Non-food sales increased 1.5% on a total basis and 1.1% on a like-for-like basis over the same period, below the 12-month average growth of 3.2%.

In the three months to December, in-store sales of non-food items rose 5.3% (total) and 4.5% (like-for-like).

This was below the 12-month growth of 25.6%, the monitor revealed.

A 3% decrease was recorded for online non-food in December, against a decline of 13.9% in the same month in 2021, while the non-food online penetration rate fell to 42.3% in December from 44.3% at the same point a year earlier.

 

BRC chief executive Helen Dickinson said the increase in spending gave many retailers cause for cheer after an “exceptionally challenging year, which saw inflation climb and consumer confidence plummet”.

She added: “Many consumers braved the cold snap and the strikes to ensure friends and families got the gifts they wanted, with energy-saving products, warm clothing and boots all selling well.

“Nonetheless, despite the stronger sales, growth remained below inflation, making December the ninth consecutive month of falling volumes.

“Retail faces further headwinds in 2023. Cost pressures show little immediate signs of waning and consumer spending will be further constrained by increasing living costs. 

“Retailers are juggling big cost increases while trying to keep prices as low as possible for their customers.
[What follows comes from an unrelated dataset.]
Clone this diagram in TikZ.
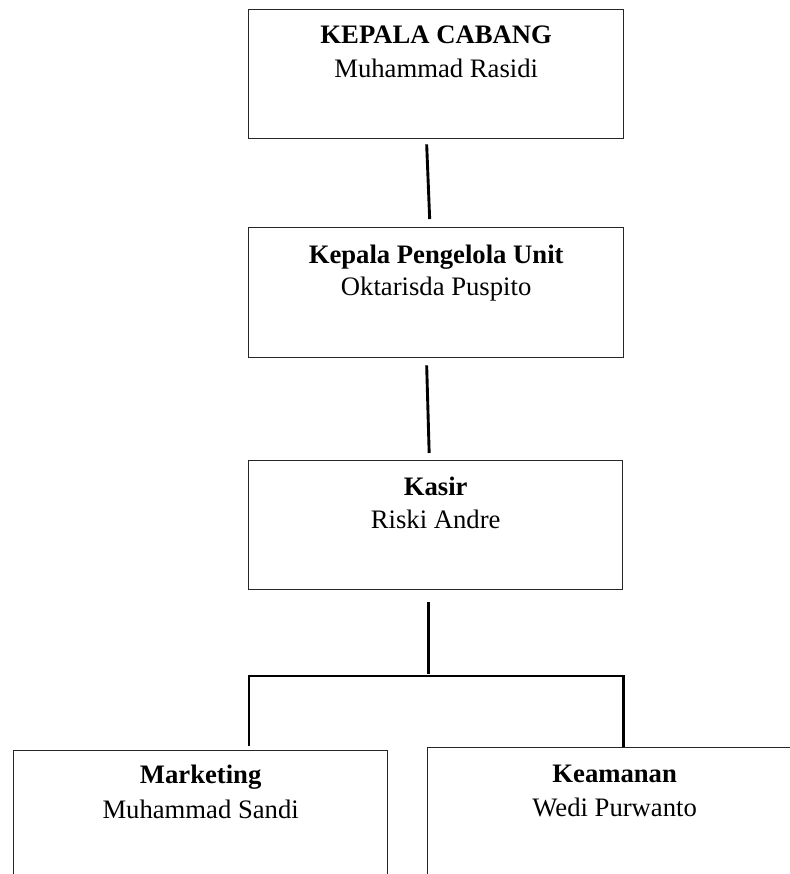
\documentclass[tikz,border=0pt]{standalone}
\usepackage{fontspec}
\setmainfont{Liberation Serif}
\usetikzlibrary{positioning, calc}

\begin{document}
\begin{tikzpicture}[
    x=0.45pt, y=-0.45pt,
    box/.style={draw=black!85, line width=0.6pt, anchor=north west, inner sep=0pt},
    conn/.style={line width=1.3pt},
    title/.style={font=\fontsize{12}{14}\selectfont\bfseries, anchor=base, inner sep=0pt},
    person/.style={font=\fontsize{12}{14}\selectfont, anchor=base, inner sep=0pt}
]
    \clip (0,0) rectangle (790,874);

    % Boxes
    \node[box, minimum width=168.75pt, minimum height=58.05pt] (kc) at (248,9) {};
    \node[box, minimum width=168.75pt, minimum height=58.5pt] (kpu) at (248,227) {};
    \node[box, minimum width=168.3pt, minimum height=58.05pt] (ksr) at (248,460) {};
    \node[box, minimum width=168.3pt, minimum height=67.5pt] (mkt) at (13,750) {};
    \node[box, minimum width=168.3pt, minimum height=68.85pt] (kmn) at (427,747) {};

    % Texts
    \node[title] (kct) at ($(kc.north)+(0,34)$) {KEPALA CABANG};
    \node[person] (kcn) at ($(kc.north)+(0,68)$) {Muhammad Rasidi};
    \node[title] (kput) at ($(kpu.north)+(0,36)$) {Kepala Pengelola Unit};
    \node[person] (kpun) at ($(kpu.north)+(0,68)$) {Oktarisda Puspito};
    \node[title] (ksrt) at ($(ksr.north)+(0,35)$) {Kasir};
    \node[person] (ksrn) at ($(ksr.north)+(0,68)$) {Riski Andre};
    \node[title] (mktt) at ($(mkt.north)+(0,33)$) {Marketing};
    \node[person] (mktn) at ($(mkt.north)+(0,68)$) {Muhammad Sandi};
    \node[title] (kmnt) at ($(kmn.north)+(0,35)$) {Keamanan};
    \node[person] (kmnn) at ($(kmn.north)+(0,69)$) {Wedi Purwanto};

    % Lines
    \draw[conn] ($(kc.south)+(-9.5,5)$) -- ($(kpu.north)+(-6.5,-8)$);
    \draw[conn] ($(kpu.south)+(-9.5,7)$) -- ($(ksr.north)+(-6.5,-7)$);
    \draw[conn] ($(ksr.south)+(-7,12)$) -- ($(ksr.south)+(-7,84)$);
    \draw[conn] ($(mkt.north -| ksr.south west)+(1,-4)$) |- ($(kmn.north -| ksr.south east)+(0,-71)$) -- (kmn.north -| ksr.south east);
\end{tikzpicture}
\end{document}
And, from April, they will be hit with an additional £7.5bn energy bill should the government’s energy support scheme expire.

“We hope the chancellor’s announcement this week will provide the necessary extension or further price rises will be inevitable.”

Paul Martin, UK head of retail at KPMG, said retailers would face a challenging few months as consumers manage rising interest rates and energy prices by reducing their non-essential spending.

He added that industrial action across several sectors could also impact sales. 

“The strong demand across certain categories that has protected some retailers will undoubtedly fall away so we can expect high street casualties as we head into the spring,” he said.

“This will present opportunities and some organisations will benefit from the current situation through market-share growth and consolidation opportunities that will arise.

“The first half of the year will be tough for retail and a case of survival of the fittest, but we expect to see demand increase as 2023 progresses.”